The U.S. Border Patrol needs more agents, fewer managers, and better training to counter a surge in violence along the Southern border, testified AFGE’s National Border Patrol Council President Brandon Judd.
Judd, who has been a Border Patrol agent for 18 years, attributed much of the increase in violence along the border to the rise in drug cartels. The official death toll from the cartel violence in Mexico is 60,000, although the unofficial death toll is more than double.
“Border Patrol agents throughout this nation will tell you the border is not secure and the Southwest Border certainly is not safe,” Judd told the House Committee on Oversight and Government Reform on Sept. 9.
Judd called on Congress to take several steps to improve the situation. First, hire about 5,000 additional agents to supplement the existing staff of 21,370 agents. Some of these agents should be deployed to interior locations.
Second, reduce layers of management within the agency.
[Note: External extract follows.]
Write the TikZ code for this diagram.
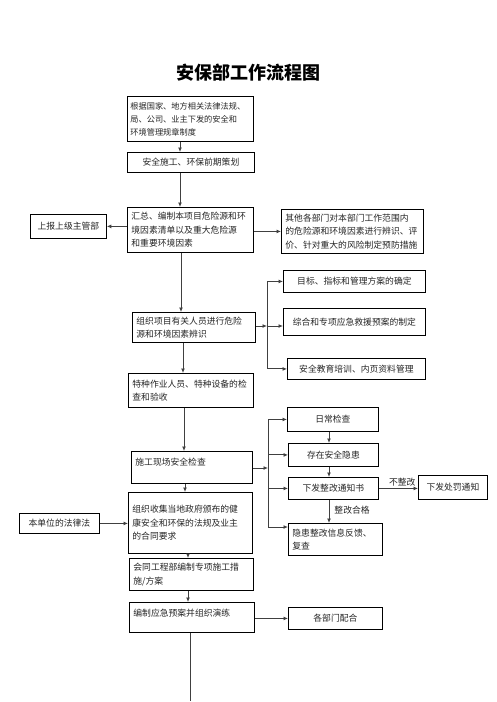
\documentclass[tikz,border=0pt]{standalone}
\usepackage{fontspec}
\setmainfont{Noto Sans CJK SC}
\XeTeXlinebreaklocale "zh"
\usetikzlibrary{arrows.meta}
\newcommand{\fs}{\fontsize{8.8pt}{13.5pt}\selectfont}
\newcommand{\fss}{\fontsize{8.2pt}{13pt}\selectfont}
\tikzset{
  box/.style={draw=black, line width=0.8pt, inner xsep=4pt, inner ysep=2pt,
    font=\fs, text=black!85, anchor=north west},
  lbox/.style={box, align=left},
  cbox/.style={box, align=center},
  conn/.style={draw=black!75, line width=0.9pt},
  arr/.style={conn, -{Latex[length=4.5pt,width=4pt]}},
  lab/.style={font=\fs, text=black!85, inner sep=0pt}
}
\begin{document}
\begin{tikzpicture}[x=1pt,y=-1pt]
\useasboundingbox (0,0) rectangle (496,702);
\fill[white] (0,0) rectangle (496,702);

\node[font=\fontsize{18pt}{20pt}\selectfont\bfseries, inner sep=0pt] (title) at (248,73) {安保部工作流程图};

% main column
\node[lbox, font=\fss, inner xsep=3pt, minimum width=126pt, minimum height=45pt, text width=120pt] (b1) at (127,96)
  {根据国家、地方相关法律法规、\\局、公司、业主下发的安全和\\环境管理规章制度};
\node[cbox, minimum width=127pt, minimum height=20pt] (b2) at (127,152)
  {安全施工、环保前期策划};
\node[lbox, minimum width=126pt, minimum height=45pt, text width=118pt] (b3) at (127,207)
  {汇总、编制本项目危险源和环\\境因素清单以及重大危险源\\和重要环境因素};
\node[cbox, minimum width=76pt, minimum height=24pt] (up) at (30,214)
  {上报上级主管部};
\node[lbox, minimum width=142pt, minimum height=44pt, text width=134pt] (other) at (281,209)
  {其他各部门对本部门工作范围内\\的危险源和环境因素进行辨识、评\\价、针对重大的风险制定预防措施};

\node[lbox, minimum width=123pt, minimum height=30pt, text width=115pt] (b4) at (132,312)
  {组织项目有关人员进行危险\\源和环境因素辨识};
\node[cbox, minimum width=142pt, minimum height=22pt] (t1) at (283,270)
  {目标、指标和管理方案的确定};
\node[cbox, minimum width=142pt, minimum height=27pt] (t2) at (283,308)
  {综合和专项应急救援预案的制定};
\node[cbox, minimum width=138pt, minimum height=21pt] (t3) at (287,358)
  {安全教育培训、内页资料管理};

\node[lbox, minimum width=125pt, minimum height=34pt, text width=117pt] (b5) at (128,373)
  {特种作业人员、特种设备的检\\查和验收};

\node[lbox, minimum width=121pt, minimum height=32pt, text width=113pt, text height=11pt, text depth=15pt] (b6) at (131,451)
  {施工现场安全检查};
\node[cbox, minimum width=91pt, minimum height=24pt] (c1) at (287,407)
  {日常检查};
\node[cbox, minimum width=90pt, minimum height=23pt] (c2) at (288,443)
  {存在安全隐患};
\node[cbox, minimum width=90pt, minimum height=22pt] (c3) at (288,477)
  {下发整改通知书};
\node[lbox, minimum width=94pt, minimum height=32pt, text width=86pt] (c4) at (288,523)
  {隐患整改信息反馈、\\复查};
\node[cbox, minimum width=69pt, minimum height=24pt] (c5) at (418,475)
  {下发处罚通知};

\node[lbox, minimum width=124pt, minimum height=61pt, text width=116pt] (b7) at (128,492)
  {组织收集当地政府颁布的健\\康安全和环保的法规及业主\\的合同要求};
\node[cbox, minimum width=80pt, minimum height=20pt] (law) at (19,513)
  {本单位的法律法};

\node[lbox, minimum width=124pt, minimum height=32pt, text width=116pt] (b8) at (129,558)
  {会同工程部编制专项施工措\\施/方案};
\node[lbox, minimum width=125pt, minimum height=30pt, text width=117pt, text height=11pt, text depth=13pt] (b9) at (129,602)
  {编制应急预案并组织演练};
\node[cbox, minimum width=94pt, minimum height=22pt] (dept) at (288,607)
  {各部门配合};

% junction / free-end coordinates
\coordinate (j1) at (267,326);
\coordinate (j2) at (268,468);
\coordinate (c4in) at (288,527);
\coordinate (bottom) at (190,701);

% vertical spine
\draw[arr] (b1.south -| 180,0) -- (b2.north -| 180,0);
\draw[arr] (b2.south -| 180,0) -- (b3.north -| 180,0);
\draw[arr] (b3.south -| 181,0) -- (b4.north -| 181,0);
\draw[arr] (b4.south -| 183,0) -- (b5.north -| 183,0);
\draw[arr] (b5.south -| 184,0) -- (b6.north -| 184,0);
\draw[arr] (b6.south -| 185,0) -- (b7.north -| 185,0);
\draw[arr] (b7.south -| 188,0) -- (b8.north -| 188,0);
\draw[arr] (b8.south -| 188,0) -- (b9.north -| 188,0);
\draw[conn] (b9.south -| bottom) -- (bottom);

% side branches of b3
\draw[arr] (b3.west |- up.east) -- (up.east);
\draw[arr] (b3.east |- other.west) -- (other.west);

% branches of b4
\draw[arr] (b4.east |- j1) -- (j1);
\draw[conn] (j1 |- t1.west) -- (j1 |- t3.west);
\draw[arr] (j1 |- t1.west) -- (t1.west);
\draw[arr] (j1) -- (t2.west |- j1);
\draw[arr] (j1 |- t3.west) -- (t3.west);

% branches of b6
\draw[arr] (b6.east |- j2) -- (j2);
\draw[conn] (j2 |- c1.west) -- (j2 |- c4in);
\draw[arr] (j2 |- c1.west) -- (c1.west);
\draw[arr] (j2 |- c2.west) -- (c2.west);
\draw[arr] (j2 |- c3.west) -- (c3.west);
\draw[arr] (j2 |- c4in) -- (c4in);

\draw[arr] (c1.south -| 329,0) -- (c2.north -| 329,0);
\draw[arr] (c2.south -| 329,0) -- (c3.north -| 329,0);
\draw[arr] (c3.south -| 329,0) -- (c4.north -| 329,0)
  node[lab, pos=0.45, right=5pt] {整改合格};
\draw[arr] (c3.east) -- (c3.east -| c5.west)
  node[lab, pos=0.6, above=2pt] {不整改};

% b7 and b9 side
\draw[arr] (law.east) -- (law.east -| b7.west);
\draw[arr] (b9.east |- dept.west) -- (dept.west);
\end{tikzpicture}
\end{document}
Currently there is one supervisor for every four agents, while the average large police department has one supervisor for every 10 officers. Implementing a 10:1 ratio would return another 1,500 agents to the field, Judd said.
Third, restore training that was cut during the George W. Bush administration. Agents used to attend 20 weeks of training at the Border Patrol’s academy, but that has been reduced to as little as 54 days if an agent speaks Spanish.
Fourth, prosecute assaults against Border Patrol agents to the full extent of the law. Assaulting a federal law enforcement officer is a felony punishable by up to 8 years in prison, or up to 20 years if a deadly weapon is used.